I pocket the phone and get in the car, the air fragrant with fresh breast milk, which, depending on my mood, is somewhere on the olfactory spectrum between vanilla pound cake and tube socks after three sets of tennis on a summer day, and it hits me: I may never see my sister again. Because as much as I hate to fly, I know Roger's telling the truth.
I start the engine and drive off. A car passes us on the road—a family wagon of the kind Jane and I have debated buying, to go with our new life in the country.
Jane says, "I really like that car. What do you think?"
I say, "I don't want to talk about cars!" I've wounded her without warning. It's partly due to hunger: I have by now metabolized all my fat, and all my patience. Partly it's resentment that Jane is so strong-willed about what food our kids can eat—and I'm so weak-willed about forcing her to compromise in the face of starvation. And partly I snap because Jane's priorities seem so petty compared to my life-and-death concerns. Which Jane doesn't know about, because I haven't told her. One of the things you do after smelling breast milk on the same child for six years is defend yourself—lower the portcullis, close the gates.
One of the reasons for breast-feeding the same child for six years (and another for four) is because you defend yourself—lower the portcullis, close the gates. "Why should I stop doing what I think is right," says Jane, during one of our regular arguments, "if you're not … here?"
I answer the phone.
"I'm at the hospital," says Corinne, whispering, electronic beeping and metal-on-metal clanking in the background. "Kate's in intensive care."
"How is she?"
"I haven't been able to talk to her," says Corinne. "They've got her all drugged up. I'm looking at her through the window."
"Window?"
"I think you better get down here," says Corinne. "Maybe not right away. But … tomorrow?" Sugar-coating the difference between "Life as you know it is going to end tonight" versus "in the morning." Which actually does make me feel better, less urgently afraid, like there's still a chance that life and death will magically trade places. There's a reason why Corinne runs a makeup shop called Facade: She has a gift for putting the best-possible face on the worst-possible news—whether it's your looks or your sister on a ventilator.

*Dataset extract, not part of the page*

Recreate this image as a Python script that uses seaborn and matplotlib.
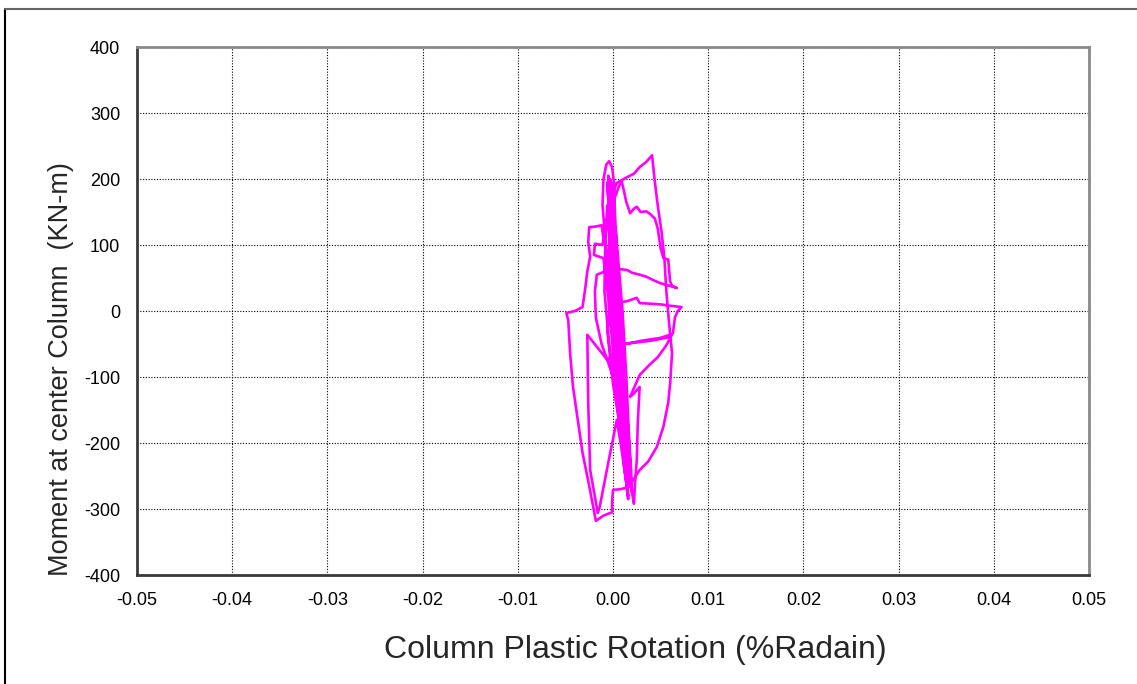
import matplotlib
matplotlib.use("Agg")
import matplotlib.pyplot as plt
from matplotlib.lines import Line2D
import pandas as pd
import seaborn as sns

# ---- data ----
rotation = [
    # small elastic cycles
    0.0000, -0.0003, 0.0002, -0.0004, 0.0005, -0.0005, 0.0008, -0.0006, 0.0011, -0.0005,
    0.0013, -0.0003, 0.0015, -0.0002, 0.0017,
    # peak loop
    0.0012, 0.0005, -0.0002, -0.0008, -0.0011, -0.0010, -0.0007, -0.0004, -0.0001, 0.0001,
    0.0002, 0.0005, 0.0010, 0.0015, 0.0019, 0.0020,
    # loop with jagged top
    0.0014, 0.0006, 0.0000, -0.0003, -0.0002, 0.0002, 0.0006, 0.0009, 0.0011, 0.0014,
    0.0018, 0.0022, 0.0025, 0.0029, 0.0035, 0.0039, 0.0044, 0.0047, 0.0050, 0.0053,
    0.0058, 0.0060, 0.0062, 0.0067, 0.0060, 0.0050, 0.0042, 0.0035, 0.0028, 0.0020,
    0.0015, 0.0005, -0.0005, -0.0017, -0.0019, -0.0018, -0.0012, -0.0006, 0.0000, 0.0008,
    0.0015, 0.0020, 0.0022,
    # right small loop
    0.0023, 0.0025, 0.0026, 0.0028, 0.0022, 0.0018, 0.0028, 0.0038, 0.0047, 0.0056,
    0.0063, 0.0065, 0.0068, 0.0072, 0.0060, 0.0050, 0.0040, 0.0028, 0.0025, 0.0015,
    0.0004, -0.0003, -0.0006, 0.0000, 0.0009, 0.0016,
    # wider band cycles
    0.0006, -0.0004, -0.0009, -0.0008, -0.0004, 0.0003, 0.0010, 0.0014, 0.0018,
    0.0010, 0.0002, -0.0006, -0.0008, -0.0006, 0.0002, 0.0009, 0.0013,
    # big top-right loop
    0.0008, 0.0000, -0.0004, -0.0003, 0.0004, 0.0015, 0.0022, 0.0028, 0.0035,
    0.0041, 0.0044, 0.0047, 0.0051, 0.0054, 0.0056, 0.0059, 0.0062, 0.0060, 0.0058,
    0.0053, 0.0046, 0.0037, 0.0028, 0.0016, 0.0008, 0.0000, -0.0001, -0.0001, -0.0010,
    -0.0018,
    # left excursion
    -0.0025, -0.0032, -0.0037, -0.0042, -0.0045, -0.0047, -0.0049, -0.0040, -0.0032, -0.0029,
    -0.0027, -0.0024, -0.0026, -0.0025, -0.0018, -0.0012, -0.0010, -0.0011, -0.0019, -0.0020,
    -0.0010, -0.0005, 0.0000, 0.0008, 0.0012, 0.0016,
    # final cycles
    0.0010, 0.0004, 0.0007, 0.0030, 0.0049, 0.0060, 0.0058, 0.0040, 0.0010, -0.0006,
    -0.0027, -0.0026, -0.0024, -0.0016, -0.0014, -0.0005, 0.0004, 0.0008, 0.0013, 0.0016,
    0.0010, 0.0003, -0.0002, -0.0003, 0.0000,
]
moment = [
    0, 110, -70, 140, -120, 170, -165, 195, -200, 205,
    -225, 200, -245, 195, -262,
    -200, -90, 20, 110, 160, 200, 222, 227, 218, 195,
    150, 60, -60, -160, -240, -275,
    -200, -90, 20, 100, 150, 172, 188, 197, 185, 165,
    148, 155, 158, 150, 151, 147, 140, 125, 95, 80,
    78, 45, 38, 35, 38, 42, 47, 52, 55, 58,
    62, 64, 62, 55, 30, -10, -50, -74, -100, -170,
    -235, -275, -292,
    -265, -225, -170, -115, -125, -130, -97, -82, -70, -52,
    -33, -10, 0, 6, 8, 10, 11, 12, 20, 15,
    12, 0, -30, -110, -190, -260,
    -160, -50, 30, 110, 175, 120, 0, -100, -230,
    -140, -40, 40, 100, 160, 60, -60, -200,
    -130, -20, 90, 168, 194, 203, 208, 218, 226,
    236, 195, 160, 120, 80, 30, -20, -64, -110, -139,
    -175, -206, -228, -241, -267, -270, -271, -290, -305, -310,
    -318,
    -265, -215, -165, -115, -65, -14, -3, 0, 6, 36,
    60, 82, 105, 127, 128, 130, 110, 100, 102, 85,
    80, 20, -60, -170, -240, -280,
    -200, -80, -52, -45, -41, -36, -40, -45, -50, -74,
    -36, -140, -241, -306, -297, -230, -165, -200, -250, -285,
    -200, -60, 60, 120, 0,
]
x_ticks = [-0.05, -0.04, -0.03, -0.02, -0.01, 0.00, 0.01, 0.02, 0.03, 0.04, 0.05]
x_tick_labels = ["-0.05", "-0.04", "-0.03", "-0.02", "-0.01", "0.00",
                 "0.01", "0.02", "0.03", "0.04", "0.05"]
y_ticks = [-400, -300, -200, -100, 0, 100, 200, 300, 400]
y_tick_labels = ["-400", "-300", "-200", "-100", "0", "100", "200", "300", "400"]
x_label = "Column Plastic Rotation (%Radain)"
y_label = "Moment at center Column  (KN-m)"

# ---- plot ----
sns.set_style("white")
plt.rcParams['font.family'] = ['Liberation Sans', 'DejaVu Sans']

W, H = 1137, 684
fig = plt.figure(figsize=(W / 100, H / 100), dpi=100)
ax = fig.add_axes([137 / W, 1 - 575 / H, (1089 - 137) / W, (575 - 47) / H])

df = pd.DataFrame({"rot": rotation, "mom": moment})
sns.lineplot(data=df, x="rot", y="mom", sort=False, estimator=None,
             color="#FF00FF", lw=1.9, ax=ax)

ax.set_xlim(-0.05, 0.05)
ax.set_ylim(-400, 400)
ax.set_xticks(x_ticks)
ax.set_xticklabels(x_tick_labels)
ax.set_yticks(y_ticks)
ax.set_yticklabels(y_tick_labels)
ax.tick_params(axis="both", direction="in", length=3, width=1, colors="#333333",
               labelsize=13, labelcolor="black", pad=12)
ax.grid(True, color="black", linestyle=(0, (1, 1.5)), lw=0.8)
ax.set_axisbelow(True)

for s in ["left", "bottom"]:
    ax.spines[s].set_color("#3a3a3a")
    ax.spines[s].set_linewidth(2)
for s in ["top", "right"]:
    ax.spines[s].set_color("#8a8a8a")
    ax.spines[s].set_linewidth(2)

ax.set_xlabel(x_label, fontsize=23)
ax.set_ylabel(y_label, fontsize=19.5)
ax.xaxis.set_label_coords(0.523, -0.114)
ax.yaxis.set_label_coords(-0.066, 0.39)

# outer frame (left and top edges visible)
fig.add_artist(Line2D([4.5 / W, 4.5 / W], [0, 1 - 8.5 / H], transform=fig.transFigure,
                      color="black", lw=1.5))
fig.add_artist(Line2D([4.5 / W, 1], [1 - 8.5 / H, 1 - 8.5 / H], transform=fig.transFigure,
                      color="#666666", lw=1.5))

fig.savefig("out.png", dpi=100)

I put the phone away, tell Jane what's happening, and stare at the road, picturing my suitcase in the trunk. I've just returned from a business trip. We're halfway to Albany. I could keep driving to the airport, buy my ticket on the way, be at Kate's bedside in a few hours. But this feels too … easy. Like God is trying to get me on the next plane out to kill me.
I should drive home, like a normal guy who thinks God is trying to kill him—someone who doesn't have his clothes with him and therefore has to go home to pack.
I'm not a normal guy. I'm a guy with a wife who, faced with two starving boys old enough to help their father build a tree fort, would rather breast-feed them than let them eat a cheeseburger. I need to get out of here. Even if it means I'm going to die today. The good news is, I won't die of hunger. They serve burgers at the airport.